ASE A5 Brakes Practice Test

21. A vehicle with a front disc, rear drum brake system skids, and nosedives when the brakes are first applied. Which of the following is causing this condition?

  • A. The pressure differential switch.
  • B. The metering valve.
  • C. The proportioning valve.
  • D. Aerated brake fluid.

21.

Answer A is wrong. The pressure differential switch warns the driver of a possible hydraulic leak in the system.

Answer B is correct. The metering valve delays hydraulic pressure to the front brakes and gives the system a chance to overcome rear drum spring tension. The metering valve helps achieve balanced braking.

Answer C is wrong. A proportioning valve controls pressure to the rear brakes. It's used to prevent rear-wheel lockup.

Answer D is wrong. Aerated brake fluid causes a spongy pedal and affects the front and rear brakes.

22. The right side brake light is inoperative and does not illuminate. All of the other lights are functioning normally. Which of the following is causing this condition?

  • A. A burned stop light fuse.
  • B. An open pressure differential switch.
  • C. An open brake switch.
  • D. A burned bulb.

22.

Answer A is wrong. If both the left and right side brake lights are out, start troubleshooting with a quick check of the circuit's fuse.

Answer B is wrong. The pressure differential switch is used to inform the driver if there is a leak in the system. It is used in dual master cylinders to detect a difference in pressure between the two sides. If there is a difference in pressure, the switch will complete the circuit and illuminate the red brake warning indicator lamp.

Answer C is wrong. A stuck closed brake switch completes the circuit. It results in brake light illumination at all times, even without pressing the pedal. A stuck open brake switch results in no brake light illumination.

Answer D is correct. Check the right side bulb first. Most of the time, it's apparent the bulb has burned by the discoloring inside the bulb.

23. A vehicle with an integral parking brake system binds and is not releasing properly. Technician A the return spring may be damaged or sticking. Technician B says a rusty parking brake cable can bind and prevent parking brake application and release. Who is correct?

  • A. Technician A
  • B. Technician B
  • C. Both A and B
  • D. Neither A or B

23.

Answer A is wrong. A damaged or missing return spring will keep the shoes from returning to rest correctly.

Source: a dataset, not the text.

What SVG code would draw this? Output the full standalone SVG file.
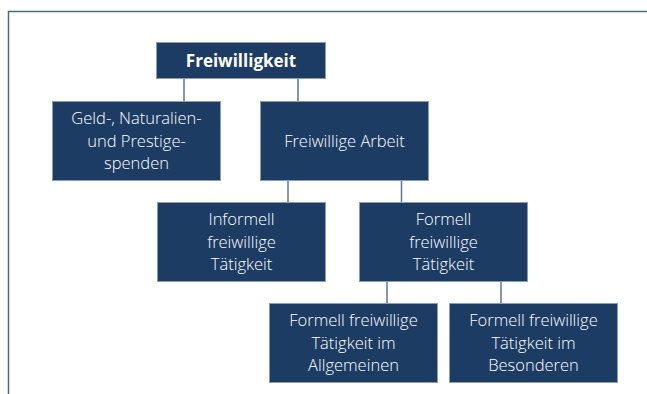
<svg xmlns="http://www.w3.org/2000/svg" width="647" height="394" viewBox="0 0 647 394">
<style>
.box{fill:#1c3c64;stroke:#8a9db8;stroke-width:1}
.t{font-family:"Open Sans","Noto Sans","DejaVu Sans",sans-serif;font-size:16.5px;font-weight:300;fill:#ffffff;text-anchor:middle}
.b{font-weight:bold;font-size:17px}
.c{stroke:#5b7496;stroke-width:1.5;fill:none}
</style>
<rect width="647" height="394" fill="#ffffff"/>
<path d="M8.5,394 V11.5 H647" fill="none" stroke="#4f6788" stroke-width="1.5"/>
<g id="connectors">
<path class="c" d="M184,79 V101"/>
<path class="c" d="M298,79 V101"/>
<path class="c" d="M288,181 V202"/>
<path class="c" d="M401.5,181 V202"/>
<path class="c" d="M387,282 V303"/>
<path class="c" d="M501,282 V303"/>
</g>
<g id="freiwilligkeit">
<rect class="box" x="156.5" y="42.5" width="169" height="36"/>
<text class="t b" x="241" y="66.5">Freiwilligkeit</text>
</g>
<g id="spenden">
<rect class="box" x="52.5" y="101.5" width="168" height="79"/>
<text class="t" x="136.5" y="124">Geld-, Naturalien-</text>
<text class="t" x="136.5" y="146.5">und Prestige-</text>
<text class="t" x="136.5" y="169">spenden</text>
</g>
<g id="arbeit">
<rect class="box" x="260.5" y="101.5" width="168" height="79"/>
<text class="t" x="344.5" y="147">Freiwillige Arbeit</text>
</g>
<g id="informell">
<rect class="box" x="157.5" y="202.5" width="168" height="79"/>
<text class="t" x="241.5" y="225">Informell</text>
<text class="t" x="241.5" y="247.5">freiwillige</text>
<text class="t" x="241.5" y="270">Tätigkeit</text>
</g>
<g id="formell">
<rect class="box" x="359.5" y="202.5" width="168" height="79"/>
<text class="t" x="443.5" y="225">Formell</text>
<text class="t" x="443.5" y="247.5">freiwillige</text>
<text class="t" x="443.5" y="270">Tätigkeit</text>
</g>
<g id="allgemeinen">
<rect class="box" x="269.5" y="303.5" width="168" height="79"/>
<text class="t" x="353.5" y="326">Formell freiwillige</text>
<text class="t" x="353.5" y="348.5">Tätigkeit im</text>
<text class="t" x="353.5" y="371">Allgemeinen</text>
</g>
<g id="besonderen">
<rect class="box" x="449.5" y="303.5" width="168" height="79"/>
<text class="t" x="533.5" y="326">Formell freiwillige</text>
<text class="t" x="533.5" y="348.5">Tätigkeit im</text>
<text class="t" x="533.5" y="371">Besonderen</text>
</g>
</svg>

Answer B is wrong. A binding or misadjusted parking brake cable can prevent application and release.

Answer C is correct. Both technicians are correct.

Answer D is wrong. You'll also find that many strut bars have star adjusters incorporated. It's important to keep these systems adjusted to maintain proper parking brake tension and operation.

24. Caliper-integrated EPB parking brakes have all of the following EXCEPT:

  • A. A parking brake switch.
  • B. An electronic control unit.
  • C. A caliper mounted actuator.
  • D. A hand-operated lever.

24.

Answer A is wrong. There are two types of Electric Parking Brakes. They both have a switch in the passenger's compartment. Cable-puller EPB parking brakes use cables that can stretch and require periodic checks and adjustments. Caliper-integrated EPB parking brakes have actuators/motors fastened to the brake caliper and have no cables to rust or adjust.

Answer B is wrong. An electronic control unit receives inputs and operates the electric motors.

Answer C is wrong. The motor is part of the caliper. Check for special procedures. Electric parking brakes require a manufacturer-specific process before brake pad replacement. It depends on the vehicle. Typically a scan tool places the system in service or maintenance mode before replacing the pads.

Answer D is correct. A manual lever or handle and a brake cable activate conventional parking brake systems.

25. After measuring the inside diameter of a brake drum with a brake drum micrometer, the technician should use which of the following measurements?

  • A. The average of all the measurements.
  • B. A brake drum micrometer is not used.
  • C. The smallest measurement.
  • D. The largest measurement.

25.

Answer A is wrong. When measuring the inside diameter of a brake drum, use the largest measurement recorded.

Answer B is wrong. A brake drum inside micrometer is used to take this measurement.

Answer C is wrong. When measuring the inside of a brake drum, use the largest, not the smallest measurement.

Answer D is correct. Compare to the MAX "maximum diameter" stamped on the outside of the drum.